### [Provided entries]
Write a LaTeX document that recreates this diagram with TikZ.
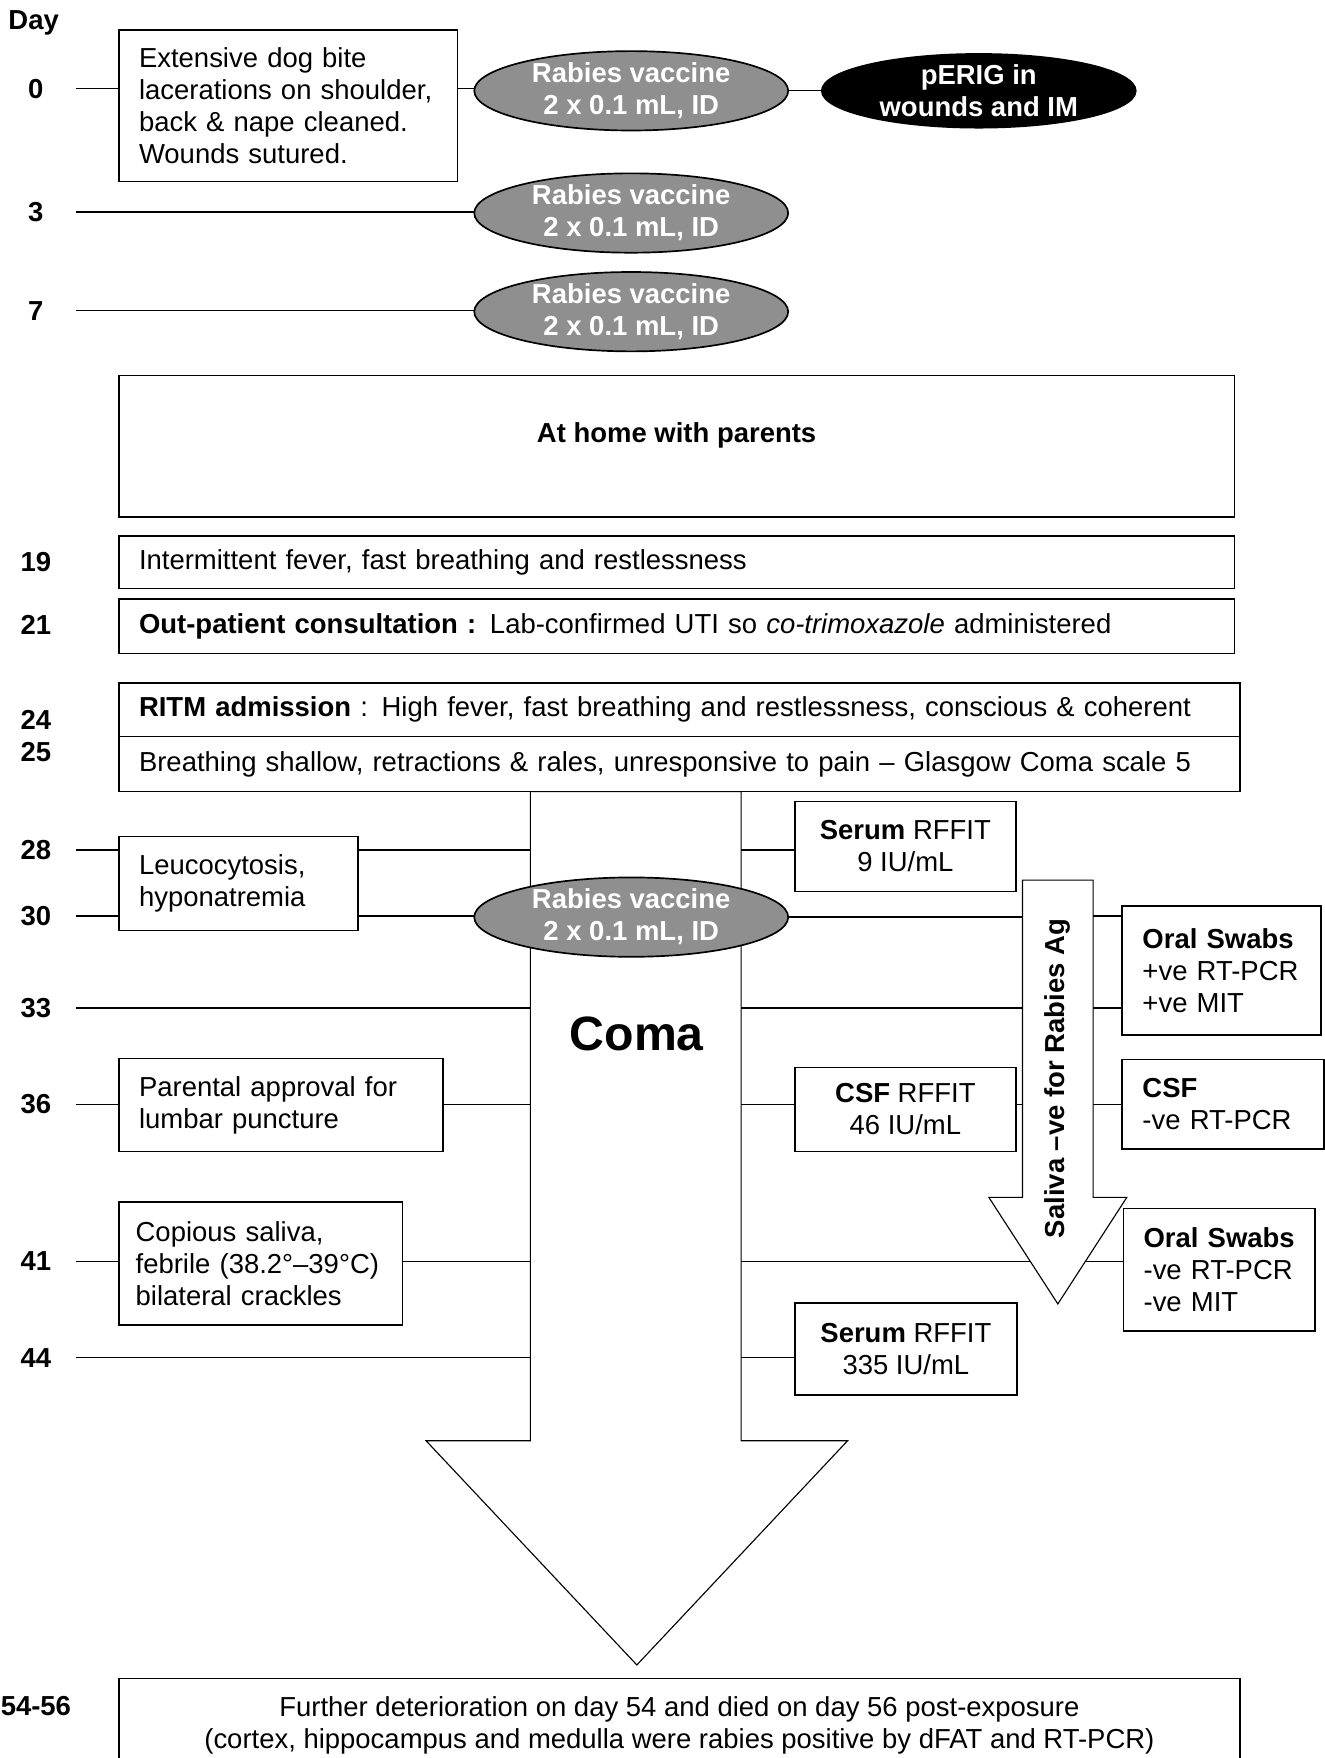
\documentclass[tikz,border=0pt]{standalone}
\usepackage{fontspec}
\setmainfont{Liberation Sans}
\usetikzlibrary{shapes.geometric,positioning}
\newcommand{\normtxt}{\fontsize{24.5}{28.5}\selectfont}
\definecolor{vacgray}{RGB}{143,143,143}

\begin{document}
\begin{tikzpicture}[
    x=1pt, y=-1pt,
    daylab/.style={font=\normtxt\bfseries, minimum width=72pt, inner sep=0pt},
    event/.style={rectangle, draw=black, line width=1.5pt, fill=white, anchor=north west, align=left, inner xsep=18pt, inner ysep=0pt, outer sep=0pt, font=\normtxt},
    result/.style={rectangle, draw=black, line width=1.5pt, fill=white, anchor=north west, align=center, inner sep=0pt, outer sep=0pt, font=\normtxt},
    vaccine/.style={ellipse, draw=black, line width=1.5pt, fill=vacgray, minimum width=280pt, minimum height=58pt, inner sep=0pt, outer sep=0pt, align=center, text=white, font=\normtxt\bfseries},
    serum/.style={vaccine, fill=black},
    link/.style={line width=1.2pt},
    bigarrow/.style={draw=black, line width=1pt, fill=white}
]
\useasboundingbox (0,0) rectangle (1181,1568);

% Coma arrow
\coordinate (comaL) at (473,706);
\coordinate (comaR) at (661,706);
\coordinate (salL) at (912,785);
\coordinate (salR) at (975,785);
\draw[bigarrow] (comaL) -- (473,1285) -- (380,1285) -- (568,1485) -- (756,1285) -- (661,1285) -- (comaR) -- cycle;
\node[font=\fontsize{43}{50}\selectfont\bfseries] (coma) at (568,922) {Coma};

% Day column
\node[font=\normtxt\bfseries] (day) at (30,20) {Day};
\node[daylab] (d0) at (32,79) {0};
\node[daylab] (d3) at (32,189) {3};
\node[daylab] (d7) at (32,277) {7};
\node[daylab] (d19) at (32,501) {19};
\node[daylab] (d21) at (32,557) {21};
\node[daylab] (d24) at (32,642) {24};
\node[daylab] (d25) at (32,671) {25};
\node[daylab] (d28) at (32,758) {28};
\node[daylab] (d30) at (32,817) {30};
\node[daylab] (d33) at (32,899) {33};
\node[daylab] (d36) at (32,985) {36};
\node[daylab] (d41) at (32,1125) {41};
\node[daylab] (d44) at (32,1211) {44};
\node[daylab] (d54) at (32,1522) {54-56};

% Post-exposure treatment
\node[event, text width=266pt, minimum height=135pt] (bite) at (106,27) {Extensive dog bite\\lacerations on shoulder,\\back \& nape cleaned.\\Wounds sutured.};
\node[vaccine] (vac0) at (563,81) {Rabies vaccine\\2 x 0.1 mL, ID};
\node[serum, right=30pt of vac0] (erig) {pERIG in\\wounds and IM};
\node[vaccine] (vac3) at (563,190) {Rabies vaccine\\2 x 0.1 mL, ID};
\node[vaccine] (vac7) at (563,278) {Rabies vaccine\\2 x 0.1 mL, ID};

% Onset and admission
\node[result, minimum width=995pt, minimum height=126pt, text depth=25pt, font=\normtxt\bfseries] (home) at (106,335) {At home with parents};
\node[event, text width=959pt, minimum height=47pt] (fever) at (106,478) {Intermittent fever, fast breathing and restlessness};
\node[event, text width=959pt, minimum height=49pt] (opd) at (106,534) {\textbf{Out-patient consultation :} Lab-confirmed UTI so \textit{co-trimoxazole} administered};
\node[event, text width=964pt, minimum height=48pt] (ritm) at (106,609) {\textbf{RITM admission} : High fever, fast breathing and restlessness, conscious \& coherent};
\node[event, text width=964pt, minimum height=49pt, below=0pt of ritm] (gcs) {Breathing shallow, retractions \& rales, unresponsive to pain – Glasgow Coma scale 5};

% Clinical course (left) and lab results (right)
\node[event, text width=177pt, minimum height=84pt] (leuco) at (106,746) {Leucocytosis,\\hyponatremia};
\node[result, minimum width=197pt, minimum height=80pt] (serum1) at (709,715) {\textbf{Serum} RFFIT\\9 IU/mL};
\node[vaccine] (vac30) at (563,818) {Rabies vaccine\\2 x 0.1 mL, ID};
\node[event, text width=141pt, minimum height=115pt] (oral1) at (1001,808) {\textbf{Oral Swabs}\\+ve RT-PCR\\+ve MIT};
\node[event, text width=253pt, minimum height=83pt] (lumbar) at (106,944) {Parental approval for\\lumbar puncture};
\node[result, minimum width=197pt, minimum height=75pt] (csfrffit) at (709,952) {\textbf{CSF} RFFIT\\46 IU/mL};
\node[event, text width=144pt, minimum height=80pt] (csfpcr) at (1001,945) {\textbf{CSF}\\-ve RT-PCR};
\node[event, inner xsep=15pt, text width=223pt, minimum height=110pt] (crackles) at (106,1072) {Copious saliva,\\febrile (38.2°–39°C)\\bilateral crackles};
\node[event, text width=135pt, minimum height=109pt] (oral2) at (1002,1078) {\textbf{Oral Swabs}\\-ve RT-PCR\\-ve MIT};
\node[result, minimum width=198pt, minimum height=82pt] (serum2) at (709,1162) {\textbf{Serum} RFFIT\\335 IU/mL};
\node[result, anchor=north, minimum width=1000pt, inner ysep=16pt] (death) at (606,1497) {Further deterioration on day 54 and died on day 56 post-exposure\\(cortex, hippocampus and medulla were rabies positive by dFAT and RT-PCR)};

% Day 0, 3, 7
\draw[link] (d0.east) -- (d0.east -| bite.west);
\draw[link] (d0.east -| bite.east) -- (d0.east -| vac0.west);
\draw[link] (vac0.east) -- (erig.west);
\draw[link] (d3.east) -- (d3.east -| vac3.west);
\draw[link] (d7.east) -- (d7.east -| vac7.west);

% Day 28
\draw[link] (d28.east) -- (d28.east -| leuco.west);
\draw[link] (d28.east -| leuco.east) -- (d28.east -| comaL);
\draw[link] (d28.east -| comaR) -- (d28.east -| serum1.west);

% Day 30
\draw[link] (d30.east) -- (d30.east -| leuco.west);
\draw[link] (d30.east -| leuco.east) -- (d30.east -| vac30.west);
\draw[link] (vac30.east) -- (vac30.east -| salL);
\draw[link] (d30.east -| salR) -- (d30.east -| oral1.west);

% Day 33
\draw[link] (d33.east) -- (d33.east -| comaL);
\draw[link] (d33.east -| comaR) -- (d33.east -| salL);
\draw[link] (d33.east -| salR) -- (d33.east -| oral1.west);

% Day 36
\draw[link] (d36.east) -- (d36.east -| lumbar.west);
\draw[link] (d36.east -| lumbar.east) -- (d36.east -| comaL);
\draw[link] (d36.east -| comaR) -- (d36.east -| csfrffit.west);
\draw[link] (d36.east -| csfrffit.east) -- (d36.east -| salL);
\draw[link] (d36.east -| salR) -- (d36.east -| csfpcr.west);

% Day 41
\draw[link] (d41.east) -- (d41.east -| crackles.west);
\draw[link] (d41.east -| crackles.east) -- (d41.east -| comaL);
\draw[link] (d41.east -| comaR) -- (d41.east -| oral2.west);

% Day 44
\draw[link] (d44.east) -- (d44.east -| comaL);
\draw[link] (d44.east -| comaR) -- (d44.east -| serum2.west);

% Saliva arrow
\draw[bigarrow] (salL) -- (912,1068) -- (882,1068) -- (943.5,1163) -- (1005,1068) -- (975,1068) -- (salR) -- cycle;
\node[rotate=90, font=\normtxt\bfseries] (salivatxt) at (943.5,962) {Saliva –ve for Rabies Ag};

\end{tikzpicture}
\end{document}
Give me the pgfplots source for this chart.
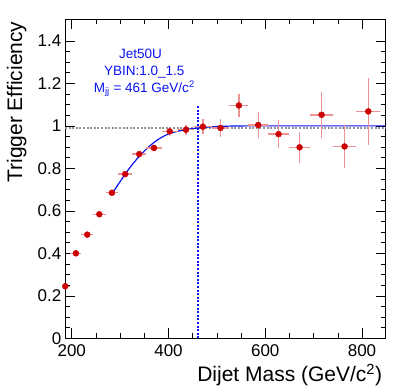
\documentclass[border=0pt]{standalone}
\usepackage{pgfplots}
\pgfplotsset{compat=1.18}
\usepackage{fontspec}
\setmainfont{Liberation Sans}
\definecolor{ptcol}{RGB}{204,0,0}
\definecolor{errcol}{RGB}{238,145,145}
\definecolor{fitcol}{RGB}{10,20,240}
\definecolor{refgray}{RGB}{150,150,150}
\begin{document}
\begin{tikzpicture}
\useasboundingbox (0,0) rectangle (406pt,389pt);
\begin{axis}[
  scale only axis,
  width=320.7pt, height=319.3pt,
  at={(65pt,50.7pt)}, anchor=south west,
  xmin=186, xmax=849,
  ymin=0, ymax=1.503,
  xtick={200,400,600,800},
  ytick={0,0.2,0.4,0.6,0.8,1,1.2,1.4},
  yticklabels={0,0.2,0.4,0.6,0.8,1,1.2,1.4},
  minor x tick num=3, minor y tick num=3,
  tick align=inside,
  major tick length=10pt, minor tick length=5pt,
  tick style={black, line width=0.6pt},
  axis line style={line width=0.9pt},
  /pgf/number format/assume math mode=true,
  ticklabel style={font=\fontsize{17}{17}\selectfont},
  yticklabel style={inner sep=1pt, xshift=-2.5pt},
  xticklabel style={inner sep=1pt, yshift=-5pt},
  xlabel={Dijet Mass (GeV/c\textsuperscript{2})},
  ylabel={Trigger Efficiency},
  label style={font=\fontsize{21}{21}\selectfont},
  xlabel style={at={(axis description cs:1,-0.136)}, anchor=base east},
  ylabel style={at={(axis description cs:-0.134,1.003)}, anchor=base east},
]
% 99% reference lines
\addplot[refgray, dash pattern=on 2pt off 1.6pt, line width=1.4pt] coordinates {(186,0.99) (849,0.99)};
\addplot[fitcol, dash pattern=on 2pt off 1.6pt, line width=1.4pt] coordinates {(461,0) (461,1.1)};
% fit curve
\addplot[fitcol, line width=1.2pt, smooth] coordinates {
(283,0.680) (300,0.738) (320,0.803) (340,0.858) (360,0.903) (380,0.938)
(400,0.962) (420,0.975) (440,0.984) (461,0.990) (480,0.994) (500,0.997)
(530,0.999) (570,1.000) (650,1.000) (849,1.000)};
% data
\addplot[only marks, mark=*, mark size=3pt, mark options={fill=ptcol, draw=ptcol},
  error bars/.cd, x dir=both, x explicit, y dir=both, y explicit,
  error bar style={errcol, line width=1.4pt}, error mark=none]
  table[x=x, y=y, x error=ex, y error=ey] {
x y ex ey
186.5 0.245 10.5 0.008
208.5 0.400 11.5 0.008
232 0.488 12 0.008
257 0.584 13 0.009
283 0.685 13 0.010
310.5 0.773 14.5 0.011
339.5 0.867 14.5 0.012
370 0.896 16 0.013
402.5 0.974 16.5 0.020
436 0.982 17 0.024
471 0.996 18 0.035
507.5 0.990 18.5 0.041
545.5 1.096 19.5 0.055
585.5 1.004 20.5 0.059
627.5 0.961 21.5 0.065
671 0.899 22 0.073
716.5 1.052 23.5 0.107
764 0.903 24 0.100
813 1.068 25 0.158
};
\node[fitcol, font=\fontsize{13.5}{13.5}\selectfont, anchor=base] at (axis cs:342,1.318) {Jet50U};
\node[fitcol, font=\fontsize{13.5}{13.5}\selectfont, anchor=base] at (axis cs:350,1.239) {YBIN:1.0\_1.5};
\node[fitcol, font=\fontsize{13.5}{13.5}\selectfont, anchor=base] at (axis cs:350,1.158) {M\textsubscript{jj} = 461 GeV/c\textsuperscript{2}};
\end{axis}
\end{tikzpicture}
\end{document}
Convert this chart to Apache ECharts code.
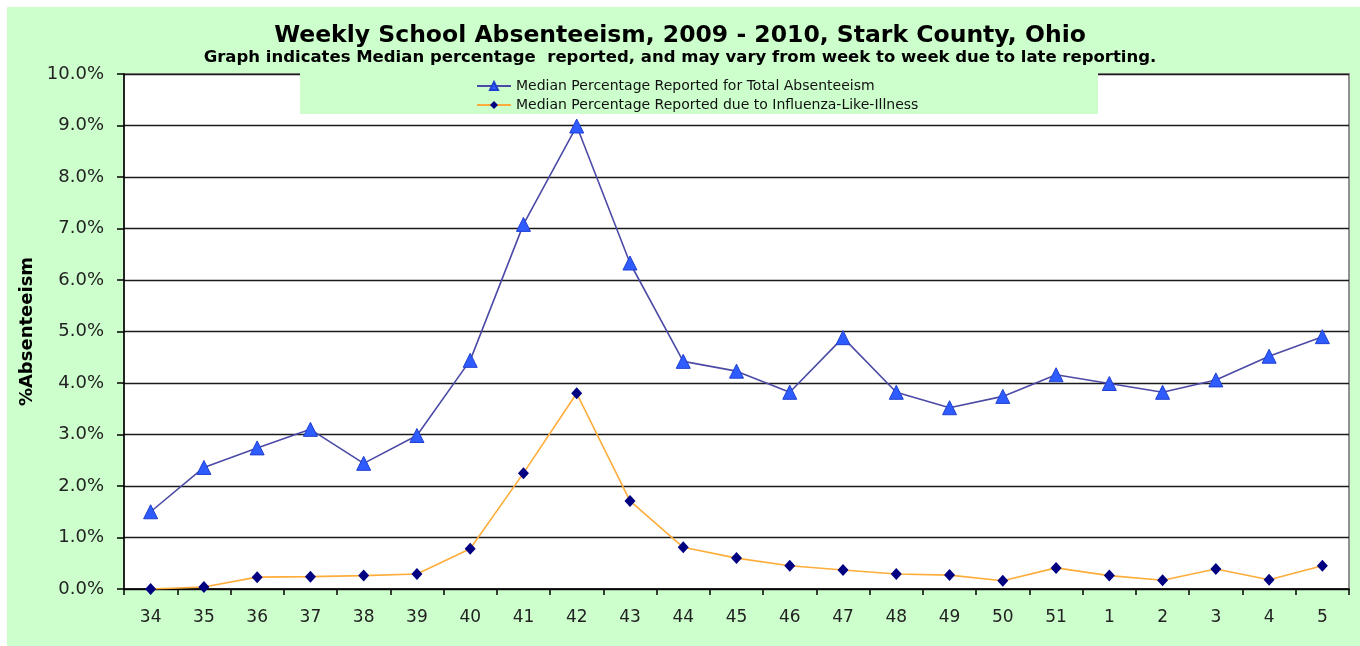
<!DOCTYPE html>
<html lang="en">
<head>
    <meta charset="UTF-8">
    <title>Weekly School Absenteeism, 2009 - 2010, Stark County, Ohio</title>
    <script src="https://cdn.jsdelivr.net/npm/echarts@6/dist/echarts.min.js"></script>
    <style>
        body { margin: 0; background: #ffffff; }
        #panel { position: absolute; left: 7px; top: 7px; right: 0; bottom: 0; background: #ccffcc; }
        #chart { position: absolute; left: 0; top: 0; width: 1360px; height: 646px; }
    </style>
</head>
<body>
    <div id="panel"></div>
    <div id="chart"></div>

    <script>
        // Weeks of the school year (2009 weeks 34-51, then 2010 weeks 1-5)
        const weeks = ['34', '35', '36', '37', '38', '39', '40', '41', '42', '43', '44', '45',
                       '46', '47', '48', '49', '50', '51', '1', '2', '3', '4', '5'];

        // Median percentage reported for total absenteeism
        const totalAbsent = [1.50, 2.36, 2.74, 3.10, 2.44, 2.98, 4.44, 7.08, 8.99, 6.33, 4.42, 4.23,
                             3.82, 4.88, 3.82, 3.52, 3.74, 4.16, 3.99, 3.82, 4.06, 4.52, 4.90];

        // Median percentage reported due to influenza-like-illness
        const iliAbsent = [0.00, 0.04, 0.23, 0.24, 0.26, 0.29, 0.78, 2.25, 3.80, 1.71, 0.81, 0.60,
                           0.45, 0.37, 0.29, 0.27, 0.16, 0.41, 0.26, 0.17, 0.39, 0.18, 0.45];

        const yTicks = { min: 0, max: 10, interval: 1 };

        const font = 'DejaVu Sans';
        const chart = echarts.init(document.getElementById('chart'));

        const options = {
            animation: false,
            backgroundColor: 'transparent',
            title: [{
                text: 'Weekly School Absenteeism, 2009 - 2010, Stark County, Ohio',
                left: 'center',
                top: 19,
                textStyle: { fontFamily: font, fontSize: 23.5, fontWeight: 'bold', color: '#000' }
            }, {
                text: 'Graph indicates Median percentage  reported, and may vary from week to week due to late reporting.',
                left: 'center',
                top: 44,
                textStyle: { fontFamily: font, fontSize: 16.5, fontWeight: 'bold', color: '#000' }
            }],
            // green box behind the legend, overlapping the plot top
            graphic: [{
                type: 'rect',
                z: 3,
                shape: { x: 300, y: 73, width: 798, height: 41 },
                style: { fill: '#ccffcc' }
            }],
            legend: {
                orient: 'vertical',
                left: 471,
                top: 74,
                z: 5,
                itemGap: 5,
                itemWidth: 34,
                itemHeight: 10,
                textStyle: { fontFamily: font, fontSize: 14, color: '#111' },
                data: ['Median Percentage Reported for Total Absenteeism',
                       'Median Percentage Reported due to Influenza-Like-Illness']
            },
            grid: {
                left: 124,
                right: 11,
                top: 74,
                bottom: 57,
                show: true,
                backgroundColor: '#ffffff',
                borderColor: '#909090',
                borderWidth: 2
            },
            xAxis: {
                type: 'category',
                data: weeks,
                boundaryGap: true,
                axisLine: { lineStyle: { color: '#000', width: 1.5 } },
                axisTick: { show: true, length: 6, lineStyle: { color: '#000', width: 1.5 } },
                axisLabel: { fontFamily: font, fontSize: 17, color: '#222', margin: 20 }
            },
            yAxis: {
                type: 'value',
                min: yTicks.min,
                max: yTicks.max,
                interval: yTicks.interval,
                name: '%Absenteeism',
                nameLocation: 'middle',
                nameRotate: 90,
                nameGap: 62,
                nameTextStyle: { fontFamily: font, fontSize: 18, fontWeight: 'bold', color: '#000' },
                axisLine: { show: true, lineStyle: { color: '#000', width: 1.5 } },
                axisTick: { show: true, length: 7, lineStyle: { color: '#000', width: 1.5 } },
                axisLabel: {
                    fontFamily: font,
                    fontSize: 18,
                    color: '#222',
                    margin: 20,
                    formatter: v => v.toFixed(1) + '%'
                },
                splitLine: { lineStyle: { color: '#1a1a1a', width: 1.3 } }
            },
            series: [{
                name: 'Median Percentage Reported for Total Absenteeism',
                type: 'line',
                data: totalAbsent,
                symbol: 'triangle',
                symbolSize: 14,
                itemStyle: { color: '#2f5cff', borderColor: '#1f3fd0', borderWidth: 1 },
                lineStyle: { color: '#4b4ba6', width: 1.6 }
            }, {
                name: 'Median Percentage Reported due to Influenza-Like-Illness',
                type: 'line',
                data: iliAbsent,
                symbol: 'diamond',
                symbolSize: [11, 12],
                itemStyle: { color: '#000080' },
                lineStyle: { color: '#ffad3a', width: 1.6 }
            }]
        };

        chart.setOption(options);
    </script>
</body>
</html>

### [Written problem]
Count the lines in the records above that contain the word "with", and give only that number.

### [Exercise output]
2